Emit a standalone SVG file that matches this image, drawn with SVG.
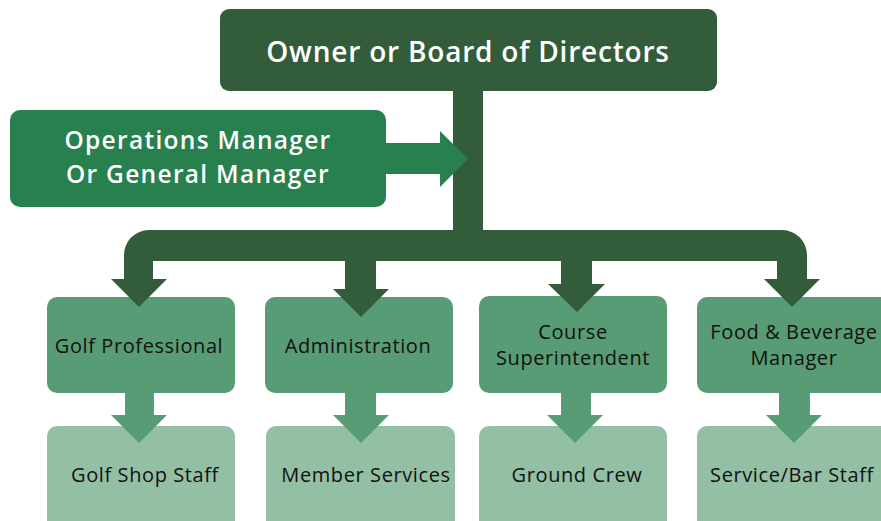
<svg xmlns="http://www.w3.org/2000/svg" width="881" height="521" viewBox="0 0 881 521">
<style>
.t{font-family:"Open Sans","Liberation Sans",sans-serif;text-anchor:middle}
.w{fill:#ffffff;font-weight:600}
.k{fill:#111111;font-size:20px;letter-spacing:0.6px}
.top{fill:#335c3a}
.ops{fill:#28804f}
.mid{fill:#579c74}
.bot{fill:#93bfa5}
</style>
<rect width="881" height="521" fill="#ffffff"/>
<g id="owner">
<rect class="top" x="220" y="9" width="497" height="82" rx="9"/>
<text class="t w" x="468" y="62" font-size="28" letter-spacing="0.8">Owner or Board of Directors</text>
</g>
<g id="ops-manager">
<rect class="ops" x="10" y="110" width="376" height="97" rx="10"/>
<text class="t w" x="198" y="149" font-size="24.5" letter-spacing="1.3">Operations Manager</text>
<text class="t w" x="198" y="183" font-size="24.5" letter-spacing="1.3">Or General Manager</text>
</g>
<g id="golf-professional">
<rect class="mid" x="47" y="297" width="188" height="96" rx="10"/>
<text class="t k" x="139" y="353">Golf Professional</text>
</g>
<g id="administration">
<rect class="mid" x="265" y="297" width="188" height="96" rx="10"/>
<text class="t k" x="358" y="353">Administration</text>
</g>
<g id="course-superintendent">
<rect class="mid" x="479" y="296" width="188" height="97" rx="10"/>
<text class="t k" x="573" y="339">Course</text>
<text class="t k" x="573" y="365">Superintendent</text>
</g>
<g id="food-beverage">
<rect class="mid" x="697" y="297" width="200" height="96" rx="10"/>
<text class="t k" x="794" y="339">Food &amp; Beverage</text>
<text class="t k" x="794" y="365">Manager</text>
</g>
<g id="golf-shop-staff">
<rect class="bot" x="47" y="426" width="188" height="110" rx="10"/>
<text class="t k" x="145" y="482">Golf Shop Staff</text>
</g>
<g id="member-services">
<rect class="bot" x="266" y="426" width="189" height="110" rx="10"/>
<text class="t k" x="366" y="482">Member Services</text>
</g>
<g id="ground-crew">
<rect class="bot" x="479" y="426" width="188" height="110" rx="10"/>
<text class="t k" x="577" y="482">Ground Crew</text>
</g>
<g id="service-bar-staff">
<rect class="bot" x="697" y="426" width="200" height="110" rx="10"/>
<text class="t k" x="792" y="482">Service/Bar Staff</text>
</g>
<g id="connectors">
<rect class="top" x="453" y="90" width="30" height="141"/>
<path class="top" d="M124,279 V255 A25,25 0 0 1 149,230 H782 A25,25 0 0 1 807,255 V279 H777 V261 H153 V279 Z"/>
<rect class="top" x="345" y="260" width="31" height="30"/>
<rect class="top" x="561" y="260" width="31" height="25"/>
<polygon class="top" points="111,279 167,279 139,307"/>
<polygon class="top" points="333,289 389,289 361,317"/>
<polygon class="top" points="548,284 605,284 577,312"/>
<polygon class="top" points="764,279 820,279 792,307"/>
<rect class="ops" x="385" y="143" width="56" height="31"/>
<polygon class="ops" points="440,131 468,159 440,187"/>
<rect class="mid" x="125" y="392" width="29" height="24"/>
<polygon class="mid" points="111,415 167,415 139,443"/>
<rect class="mid" x="345" y="392" width="31" height="24"/>
<polygon class="mid" points="333,415 389,415 361,443"/>
<rect class="mid" x="561" y="392" width="30" height="24"/>
<polygon class="mid" points="547,415 603,415 575,443"/>
<rect class="mid" x="779" y="392" width="31" height="24"/>
<polygon class="mid" points="766,415 822,415 794,443"/>
</g>
</svg>
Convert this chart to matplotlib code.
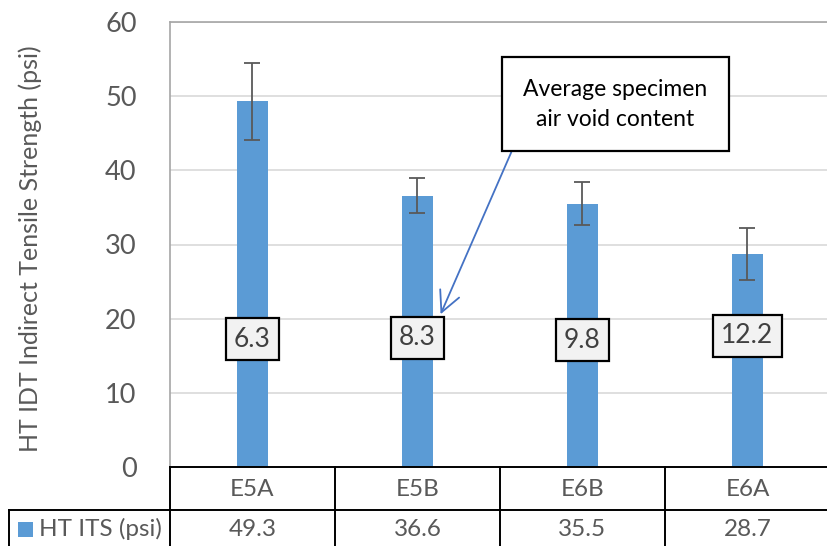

PROBLEM REQUIREMENTS → All lines holding the word "this" should be picked out and copied.

THE RESPONSE →
Emit a standalone SVG file that matches this image, drawn with SVG.
Convert this chart to matplotlib code.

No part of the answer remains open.